# Exercise objective:
Return every line below as is, leaving out the pictures.

# Information shown:
## Start

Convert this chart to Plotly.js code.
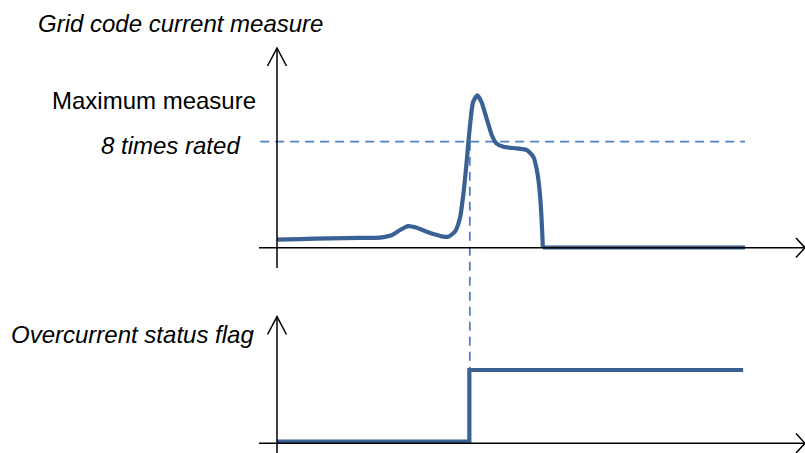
<!DOCTYPE html>
<html>
<head>
<meta charset="utf-8">
<script src="https://cdn.plot.ly/plotly-3.0.1.min.js"></script>
<style>html,body{margin:0;padding:0;background:#fff;}#chart{width:805px;height:453px;}</style>
</head>
<body>
<div id="chart"></div>
<script>
// Time axis (arbitrary units, 0..100) and current in multiples of rated current
const time = [0, 4.9, 11.3, 17.7, 22.0, 24.6, 26.3, 28.0, 29.7, 31.6, 33.8, 35.5, 36.6, 38.0, 39.1, 39.8, 40.4, 40.9, 41.4, 41.9, 42.8, 43.7, 44.8, 45.9, 46.9, 48.4, 51.2, 53.4, 54.8, 55.6, 56.2, 56.6, 56.8, 70, 85, 100];
const current = [0.60, 0.64, 0.69, 0.73, 0.75, 0.94, 1.32, 1.62, 1.51, 1.25, 0.98, 0.82, 0.82, 1.19, 2.23, 3.96, 6.0, 7.98, 9.77, 11.0, 11.5, 11.0, 9.75, 8.49, 7.86, 7.61, 7.49, 7.36, 6.85, 5.72, 3.96, 1.70, 0, 0, 0, 0];
// Overcurrent status flag (step)
const flagTime = [0, 41.1, 41.1, 99.6];
const flagValue = [0, 0, 1, 1];
// Threshold
const thresholdLevel = 8;
const thresholdStart = -3.6;
const thresholdEnd = 100;
// Labels
const titleTop = "Grid code current measure";
const labelMax = "Maximum measure";
const labelThreshold = "8 times rated";
const titleBottom = "Overcurrent status flag";

const W = 805, H = 453;
const px = v => v / W;
const py = v => 1 - v / H;
const lineColor = '#3A6193';
const dashColor = '#4F81C4';
const axisColor = '#000000';
const font = {family: 'Liberation Sans, Arial, sans-serif', size: 24, color: '#000'};

// split the measure at the drop to zero: smooth part and flat part
const dropIdx = current.indexOf(0);
const traces = [
  {x: time.slice(0, dropIdx + 1), y: current.slice(0, dropIdx + 1), xaxis: 'x', yaxis: 'y', mode: 'lines',
   line: {color: lineColor, width: 4.2, shape: 'spline', smoothing: 0.6}, hoverinfo: 'skip'},
  {x: time.slice(dropIdx), y: current.slice(dropIdx), xaxis: 'x', yaxis: 'y', mode: 'lines',
   line: {color: lineColor, width: 4.2}, hoverinfo: 'skip'},
  {x: flagTime, y: flagValue, xaxis: 'x', yaxis: 'y2', mode: 'lines',
   line: {color: lineColor, width: 4.2}, hoverinfo: 'skip'}
];

function seg(x0, y0, x1, y1, extra) {
  return Object.assign({type: 'line', xref: 'paper', yref: 'paper',
    x0: px(x0), y0: py(y0), x1: px(x1), y1: py(y1),
    line: {color: axisColor, width: 1.5}}, extra || {});
}
function chevron(points) {
  const d = points.map((p, i) => (i ? 'L' : 'M') + px(p[0]) + ',' + py(p[1])).join(' ');
  return {type: 'path', xref: 'paper', yref: 'paper', path: d, line: {color: axisColor, width: 1.5}};
}

const shapes = [
  // threshold dashed lines
  {type: 'line', xref: 'x', yref: 'y', x0: thresholdStart, x1: thresholdEnd, y0: thresholdLevel, y1: thresholdLevel,
   line: {color: dashColor, width: 1.8, dash: '9px,6px'}, layer: 'below'},
  {type: 'line', xref: 'x', yref: 'paper', x0: flagTime[1] + 0.1, x1: flagTime[1] + 0.1, y0: py(141.7), y1: py(368),
   line: {color: dashColor, width: 1.8, dash: '9px,6px'}, layer: 'below'},
  // top axes
  seg(277, 48, 277, 268),
  seg(259, 247.7, 805, 247.7),
  chevron([[267.5, 66], [277, 48], [286.5, 66]]),
  chevron([[796, 238], [805, 247.7], [796, 257.4]]),
  // bottom axes
  seg(277, 316.7, 277, 453),
  seg(259, 443.3, 805, 443.3),
  chevron([[267.5, 334.5], [277, 316.7], [286.5, 334.5]]),
  chevron([[796, 433.6], [805, 443.3], [796, 453]])
];

const annotations = [
  {text: '<i>' + titleTop + '</i>', xref: 'paper', yref: 'paper', x: px(36), y: py(23), xanchor: 'left', yanchor: 'middle', showarrow: false, font: font},
  {text: labelMax, xref: 'paper', yref: 'paper', x: px(50), y: py(100), xanchor: 'left', yanchor: 'middle', showarrow: false, font: font},
  {text: '<i>' + labelThreshold + '</i>', xref: 'paper', yref: 'paper', x: px(242), y: py(145), xanchor: 'right', yanchor: 'middle', showarrow: false, font: font},
  {text: '<i>' + titleBottom + '</i>', xref: 'paper', yref: 'paper', x: px(9), y: py(334), xanchor: 'left', yanchor: 'middle', showarrow: false, font: font}
];

const layout = {
  width: W, height: H,
  margin: {l: 0, r: 0, t: 0, b: 0, pad: 0},
  paper_bgcolor: '#fff', plot_bgcolor: '#fff',
  showlegend: false,
  xaxis: {range: [-277 / 4.68, 528 / 4.68], visible: false, fixedrange: true},
  yaxis: {range: [-15.539, 18.714], visible: false, fixedrange: true},
  yaxis2: {range: [-0.1576, 6.160], visible: false, overlaying: 'y', fixedrange: true},
  shapes: shapes,
  annotations: annotations,
  font: font
};

Plotly.newPlot('chart', traces, layout, {displayModeBar: false, staticPlot: true});
</script>
</body>
</html>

## End

# Output:
Convert this chart to Plotly.js code.
<!DOCTYPE html>
<html>
<head>
<meta charset="utf-8">
<script src="https://cdn.plot.ly/plotly-3.0.1.min.js"></script>
<style>html,body{margin:0;padding:0;background:#fff;}#chart{width:805px;height:453px;}</style>
</head>
<body>
<div id="chart"></div>
<script>
// Time axis (arbitrary units, 0..100) and current in multiples of rated current
const time = [0, 4.9, 11.3, 17.7, 22.0, 24.6, 26.3, 28.0, 29.7, 31.6, 33.8, 35.5, 36.6, 38.0, 39.1, 39.8, 40.4, 40.9, 41.4, 41.9, 42.8, 43.7, 44.8, 45.9, 46.9, 48.4, 51.2, 53.4, 54.8, 55.6, 56.2, 56.6, 56.8, 70, 85, 100];
const current = [0.60, 0.64, 0.69, 0.73, 0.75, 0.94, 1.32, 1.62, 1.51, 1.25, 0.98, 0.82, 0.82, 1.19, 2.23, 3.96, 6.0, 7.98, 9.77, 11.0, 11.5, 11.0, 9.75, 8.49, 7.86, 7.61, 7.49, 7.36, 6.85, 5.72, 3.96, 1.70, 0, 0, 0, 0];
// Overcurrent status flag (step)
const flagTime = [0, 41.1, 41.1, 99.6];
const flagValue = [0, 0, 1, 1];
// Threshold
const thresholdLevel = 8;
const thresholdStart = -3.6;
const thresholdEnd = 100;
// Labels
const titleTop = "Grid code current measure";
const labelMax = "Maximum measure";
const labelThreshold = "8 times rated";
const titleBottom = "Overcurrent status flag";

const W = 805, H = 453;
const px = v => v / W;
const py = v => 1 - v / H;
const lineColor = '#3A6193';
const dashColor = '#4F81C4';
const axisColor = '#000000';
const font = {family: 'Liberation Sans, Arial, sans-serif', size: 24, color: '#000'};

// split the measure at the drop to zero: smooth part and flat part
const dropIdx = current.indexOf(0);
const traces = [
  {x: time.slice(0, dropIdx + 1), y: current.slice(0, dropIdx + 1), xaxis: 'x', yaxis: 'y', mode: 'lines',
   line: {color: lineColor, width: 4.2, shape: 'spline', smoothing: 0.6}, hoverinfo: 'skip'},
  {x: time.slice(dropIdx), y: current.slice(dropIdx), xaxis: 'x', yaxis: 'y', mode: 'lines',
   line: {color: lineColor, width: 4.2}, hoverinfo: 'skip'},
  {x: flagTime, y: flagValue, xaxis: 'x', yaxis: 'y2', mode: 'lines',
   line: {color: lineColor, width: 4.2}, hoverinfo: 'skip'}
];

function seg(x0, y0, x1, y1, extra) {
  return Object.assign({type: 'line', xref: 'paper', yref: 'paper',
    x0: px(x0), y0: py(y0), x1: px(x1), y1: py(y1),
    line: {color: axisColor, width: 1.5}}, extra || {});
}
function chevron(points) {
  const d = points.map((p, i) => (i ? 'L' : 'M') + px(p[0]) + ',' + py(p[1])).join(' ');
  return {type: 'path', xref: 'paper', yref: 'paper', path: d, line: {color: axisColor, width: 1.5}};
}

const shapes = [
  // threshold dashed lines
  {type: 'line', xref: 'x', yref: 'y', x0: thresholdStart, x1: thresholdEnd, y0: thresholdLevel, y1: thresholdLevel,
   line: {color: dashColor, width: 1.8, dash: '9px,6px'}, layer: 'below'},
  {type: 'line', xref: 'x', yref: 'paper', x0: flagTime[1] + 0.1, x1: flagTime[1] + 0.1, y0: py(141.7), y1: py(368),
   line: {color: dashColor, width: 1.8, dash: '9px,6px'}, layer: 'below'},
  // top axes
  seg(277, 48, 277, 268),
  seg(259, 247.7, 805, 247.7),
  chevron([[267.5, 66], [277, 48], [286.5, 66]]),
  chevron([[796, 238], [805, 247.7], [796, 257.4]]),
  // bottom axes
  seg(277, 316.7, 277, 453),
  seg(259, 443.3, 805, 443.3),
  chevron([[267.5, 334.5], [277, 316.7], [286.5, 334.5]]),
  chevron([[796, 433.6], [805, 443.3], [796, 453]])
];

const annotations = [
  {text: '<i>' + titleTop + '</i>', xref: 'paper', yref: 'paper', x: px(36), y: py(23), xanchor: 'left', yanchor: 'middle', showarrow: false, font: font},
  {text: labelMax, xref: 'paper', yref: 'paper', x: px(50), y: py(100), xanchor: 'left', yanchor: 'middle', showarrow: false, font: font},
  {text: '<i>' + labelThreshold + '</i>', xref: 'paper', yref: 'paper', x: px(242), y: py(145), xanchor: 'right', yanchor: 'middle', showarrow: false, font: font},
  {text: '<i>' + titleBottom + '</i>', xref: 'paper', yref: 'paper', x: px(9), y: py(334), xanchor: 'left', yanchor: 'middle', showarrow: false, font: font}
];

const layout = {
  width: W, height: H,
  margin: {l: 0, r: 0, t: 0, b: 0, pad: 0},
  paper_bgcolor: '#fff', plot_bgcolor: '#fff',
  showlegend: false,
  xaxis: {range: [-277 / 4.68, 528 / 4.68], visible: false, fixedrange: true},
  yaxis: {range: [-15.539, 18.714], visible: false, fixedrange: true},
  yaxis2: {range: [-0.1576, 6.160], visible: false, overlaying: 'y', fixedrange: true},
  shapes: shapes,
  annotations: annotations,
  font: font
};

Plotly.newPlot('chart', traces, layout, {displayModeBar: false, staticPlot: true});
</script>
</body>
</html>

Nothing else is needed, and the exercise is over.